- [DESCRIPTION OF THE TASK]:
Only the lines from the line containing "Write a Python" through the line containing "import plotly.graph_objects as go" should be reproduced, please, with no pictures.

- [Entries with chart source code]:

######

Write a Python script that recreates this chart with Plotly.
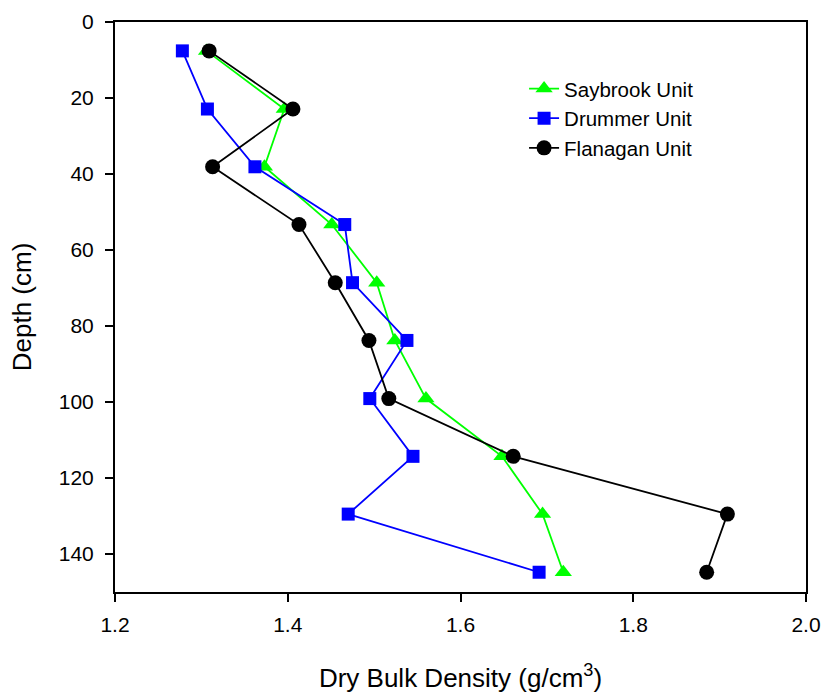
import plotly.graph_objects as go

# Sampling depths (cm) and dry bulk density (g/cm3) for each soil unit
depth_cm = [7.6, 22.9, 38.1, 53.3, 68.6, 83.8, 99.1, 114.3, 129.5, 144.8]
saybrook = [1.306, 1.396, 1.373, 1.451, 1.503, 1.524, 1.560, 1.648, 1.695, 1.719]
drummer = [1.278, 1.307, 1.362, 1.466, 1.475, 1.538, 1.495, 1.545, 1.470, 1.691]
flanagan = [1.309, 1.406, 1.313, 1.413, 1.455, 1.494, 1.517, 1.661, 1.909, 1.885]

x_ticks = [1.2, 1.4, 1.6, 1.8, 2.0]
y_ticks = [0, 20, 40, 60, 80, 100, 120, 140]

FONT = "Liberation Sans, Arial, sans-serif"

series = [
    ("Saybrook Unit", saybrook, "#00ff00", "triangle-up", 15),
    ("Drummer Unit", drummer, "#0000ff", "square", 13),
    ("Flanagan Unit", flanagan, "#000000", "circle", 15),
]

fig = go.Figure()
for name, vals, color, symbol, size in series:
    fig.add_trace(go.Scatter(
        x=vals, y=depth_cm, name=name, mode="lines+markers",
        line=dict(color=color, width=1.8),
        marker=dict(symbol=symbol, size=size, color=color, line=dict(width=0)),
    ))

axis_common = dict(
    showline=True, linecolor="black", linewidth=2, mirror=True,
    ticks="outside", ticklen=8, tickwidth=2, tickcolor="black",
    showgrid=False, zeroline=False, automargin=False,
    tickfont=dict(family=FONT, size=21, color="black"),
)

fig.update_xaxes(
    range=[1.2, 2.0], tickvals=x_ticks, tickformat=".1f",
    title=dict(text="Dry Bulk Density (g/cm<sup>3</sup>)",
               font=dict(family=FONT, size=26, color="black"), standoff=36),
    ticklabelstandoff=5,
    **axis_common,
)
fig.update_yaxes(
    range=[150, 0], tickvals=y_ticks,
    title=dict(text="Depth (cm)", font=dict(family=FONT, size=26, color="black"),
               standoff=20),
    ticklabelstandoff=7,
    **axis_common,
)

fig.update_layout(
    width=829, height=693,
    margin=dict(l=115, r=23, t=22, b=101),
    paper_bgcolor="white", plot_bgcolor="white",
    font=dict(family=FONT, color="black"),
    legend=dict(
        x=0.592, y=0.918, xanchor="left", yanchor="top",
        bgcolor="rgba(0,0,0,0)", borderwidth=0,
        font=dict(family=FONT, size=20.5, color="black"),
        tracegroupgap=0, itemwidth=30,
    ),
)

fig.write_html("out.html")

######

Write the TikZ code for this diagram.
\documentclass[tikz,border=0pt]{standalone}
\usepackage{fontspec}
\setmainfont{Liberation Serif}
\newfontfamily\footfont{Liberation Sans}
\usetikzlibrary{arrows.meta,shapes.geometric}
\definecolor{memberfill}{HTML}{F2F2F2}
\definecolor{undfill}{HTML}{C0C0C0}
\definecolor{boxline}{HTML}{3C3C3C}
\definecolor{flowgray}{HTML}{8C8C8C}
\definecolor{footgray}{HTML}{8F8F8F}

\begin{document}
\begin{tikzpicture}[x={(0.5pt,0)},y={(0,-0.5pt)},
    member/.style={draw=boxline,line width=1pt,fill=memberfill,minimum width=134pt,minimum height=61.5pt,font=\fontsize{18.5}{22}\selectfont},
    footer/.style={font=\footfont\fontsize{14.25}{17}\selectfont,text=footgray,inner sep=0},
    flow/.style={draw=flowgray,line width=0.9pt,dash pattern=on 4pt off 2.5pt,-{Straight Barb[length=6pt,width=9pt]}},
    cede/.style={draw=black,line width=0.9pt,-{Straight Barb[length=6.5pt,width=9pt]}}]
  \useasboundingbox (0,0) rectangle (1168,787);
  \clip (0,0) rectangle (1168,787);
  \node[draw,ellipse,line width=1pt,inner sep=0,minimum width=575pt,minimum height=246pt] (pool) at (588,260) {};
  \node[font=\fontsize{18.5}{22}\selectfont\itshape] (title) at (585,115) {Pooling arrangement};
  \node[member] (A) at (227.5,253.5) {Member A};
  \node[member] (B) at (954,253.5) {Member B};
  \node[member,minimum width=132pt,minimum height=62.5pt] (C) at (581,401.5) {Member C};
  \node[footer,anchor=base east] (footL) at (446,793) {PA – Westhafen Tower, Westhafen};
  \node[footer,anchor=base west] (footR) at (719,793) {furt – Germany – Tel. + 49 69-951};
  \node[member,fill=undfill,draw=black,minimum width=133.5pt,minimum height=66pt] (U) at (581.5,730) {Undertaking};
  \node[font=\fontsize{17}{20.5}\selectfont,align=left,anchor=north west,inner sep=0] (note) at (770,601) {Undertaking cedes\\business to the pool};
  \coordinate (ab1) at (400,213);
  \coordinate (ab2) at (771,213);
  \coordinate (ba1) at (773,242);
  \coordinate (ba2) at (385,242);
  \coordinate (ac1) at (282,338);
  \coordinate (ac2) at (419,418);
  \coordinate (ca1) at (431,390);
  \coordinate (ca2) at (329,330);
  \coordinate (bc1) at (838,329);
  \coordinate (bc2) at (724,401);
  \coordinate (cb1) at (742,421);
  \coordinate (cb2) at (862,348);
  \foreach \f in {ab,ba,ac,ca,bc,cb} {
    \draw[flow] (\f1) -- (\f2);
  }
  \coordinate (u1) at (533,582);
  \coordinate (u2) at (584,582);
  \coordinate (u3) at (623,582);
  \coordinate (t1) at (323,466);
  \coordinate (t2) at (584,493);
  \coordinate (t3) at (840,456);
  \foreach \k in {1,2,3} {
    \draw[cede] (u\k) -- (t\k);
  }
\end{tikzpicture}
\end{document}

######

- [RESULT OF THIS TASK]:
Write a Python script that recreates this chart with Plotly.
import plotly.graph_objects as go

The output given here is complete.